--- Begin Data extract ---
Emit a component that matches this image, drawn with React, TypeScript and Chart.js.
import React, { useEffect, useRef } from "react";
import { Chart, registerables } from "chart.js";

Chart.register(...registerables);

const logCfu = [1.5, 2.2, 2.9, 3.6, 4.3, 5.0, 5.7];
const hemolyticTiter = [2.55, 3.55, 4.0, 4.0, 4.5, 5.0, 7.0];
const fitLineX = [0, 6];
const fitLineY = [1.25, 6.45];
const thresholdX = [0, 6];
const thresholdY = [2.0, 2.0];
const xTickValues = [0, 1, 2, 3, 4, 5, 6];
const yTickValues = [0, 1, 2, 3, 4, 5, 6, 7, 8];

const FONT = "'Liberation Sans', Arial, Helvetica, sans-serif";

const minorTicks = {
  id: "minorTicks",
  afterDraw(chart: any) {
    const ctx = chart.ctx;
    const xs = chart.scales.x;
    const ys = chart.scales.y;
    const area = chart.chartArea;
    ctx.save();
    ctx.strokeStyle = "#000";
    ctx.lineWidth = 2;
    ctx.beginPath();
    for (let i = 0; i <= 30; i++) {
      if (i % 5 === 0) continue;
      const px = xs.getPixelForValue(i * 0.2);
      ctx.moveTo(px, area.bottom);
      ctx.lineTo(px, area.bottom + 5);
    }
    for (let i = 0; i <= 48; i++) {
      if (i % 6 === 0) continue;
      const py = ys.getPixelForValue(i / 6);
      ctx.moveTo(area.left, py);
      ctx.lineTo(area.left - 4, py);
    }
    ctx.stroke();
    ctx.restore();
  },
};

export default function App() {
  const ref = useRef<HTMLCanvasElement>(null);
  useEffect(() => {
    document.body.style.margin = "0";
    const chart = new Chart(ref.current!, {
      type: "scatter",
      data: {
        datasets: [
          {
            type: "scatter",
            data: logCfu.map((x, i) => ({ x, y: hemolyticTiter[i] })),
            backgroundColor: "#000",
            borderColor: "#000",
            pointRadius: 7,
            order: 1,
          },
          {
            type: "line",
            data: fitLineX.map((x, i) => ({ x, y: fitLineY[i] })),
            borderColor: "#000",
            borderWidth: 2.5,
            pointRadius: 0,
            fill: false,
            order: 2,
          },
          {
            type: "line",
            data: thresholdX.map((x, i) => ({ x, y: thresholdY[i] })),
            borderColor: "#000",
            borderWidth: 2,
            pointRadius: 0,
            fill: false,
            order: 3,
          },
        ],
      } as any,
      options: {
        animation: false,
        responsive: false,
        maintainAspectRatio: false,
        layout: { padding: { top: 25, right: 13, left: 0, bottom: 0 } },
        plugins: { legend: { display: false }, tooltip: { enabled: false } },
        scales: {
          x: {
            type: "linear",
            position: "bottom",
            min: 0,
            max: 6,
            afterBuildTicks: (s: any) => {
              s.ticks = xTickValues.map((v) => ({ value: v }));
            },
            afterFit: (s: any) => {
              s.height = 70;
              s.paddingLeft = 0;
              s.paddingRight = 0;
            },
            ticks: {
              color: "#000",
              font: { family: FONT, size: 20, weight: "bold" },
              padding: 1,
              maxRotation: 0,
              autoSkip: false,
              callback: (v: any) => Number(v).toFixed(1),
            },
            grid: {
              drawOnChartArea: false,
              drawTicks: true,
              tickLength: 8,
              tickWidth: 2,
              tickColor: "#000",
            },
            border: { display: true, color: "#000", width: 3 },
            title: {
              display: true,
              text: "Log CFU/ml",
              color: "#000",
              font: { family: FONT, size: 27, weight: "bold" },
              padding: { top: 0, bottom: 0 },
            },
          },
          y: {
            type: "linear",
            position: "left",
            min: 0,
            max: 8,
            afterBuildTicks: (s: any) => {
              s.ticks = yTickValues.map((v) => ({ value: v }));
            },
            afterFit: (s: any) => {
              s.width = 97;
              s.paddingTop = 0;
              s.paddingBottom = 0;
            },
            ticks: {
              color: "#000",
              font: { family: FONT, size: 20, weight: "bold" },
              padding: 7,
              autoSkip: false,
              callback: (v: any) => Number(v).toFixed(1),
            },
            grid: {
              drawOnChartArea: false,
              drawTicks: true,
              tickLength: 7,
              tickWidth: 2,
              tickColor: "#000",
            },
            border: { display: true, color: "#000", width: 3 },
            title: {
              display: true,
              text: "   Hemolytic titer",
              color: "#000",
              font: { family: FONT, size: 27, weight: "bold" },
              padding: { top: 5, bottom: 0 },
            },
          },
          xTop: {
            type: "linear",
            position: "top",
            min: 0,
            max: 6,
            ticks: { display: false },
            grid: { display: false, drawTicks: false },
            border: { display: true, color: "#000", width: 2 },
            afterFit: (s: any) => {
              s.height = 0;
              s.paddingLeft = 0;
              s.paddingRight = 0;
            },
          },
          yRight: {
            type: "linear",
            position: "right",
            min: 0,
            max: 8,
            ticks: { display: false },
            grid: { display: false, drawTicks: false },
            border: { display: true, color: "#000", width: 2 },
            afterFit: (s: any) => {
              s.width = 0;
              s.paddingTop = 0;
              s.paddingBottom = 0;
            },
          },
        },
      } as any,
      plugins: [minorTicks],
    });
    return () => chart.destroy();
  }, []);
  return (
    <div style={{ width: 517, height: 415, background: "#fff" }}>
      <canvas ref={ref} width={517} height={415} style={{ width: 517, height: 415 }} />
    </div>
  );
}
--- End Data extract ---
What you return should be the lines from the start of the data through the line with "4, 5, 6, 7, 8];", quoted exactly and nothing more.

__Full output__:
Emit a component that matches this image, drawn with React, TypeScript and Chart.js.
import React, { useEffect, useRef } from "react";
import { Chart, registerables } from "chart.js";

Chart.register(...registerables);

const logCfu = [1.5, 2.2, 2.9, 3.6, 4.3, 5.0, 5.7];
const hemolyticTiter = [2.55, 3.55, 4.0, 4.0, 4.5, 5.0, 7.0];
const fitLineX = [0, 6];
const fitLineY = [1.25, 6.45];
const thresholdX = [0, 6];
const thresholdY = [2.0, 2.0];
const xTickValues = [0, 1, 2, 3, 4, 5, 6];
const yTickValues = [0, 1, 2, 3, 4, 5, 6, 7, 8];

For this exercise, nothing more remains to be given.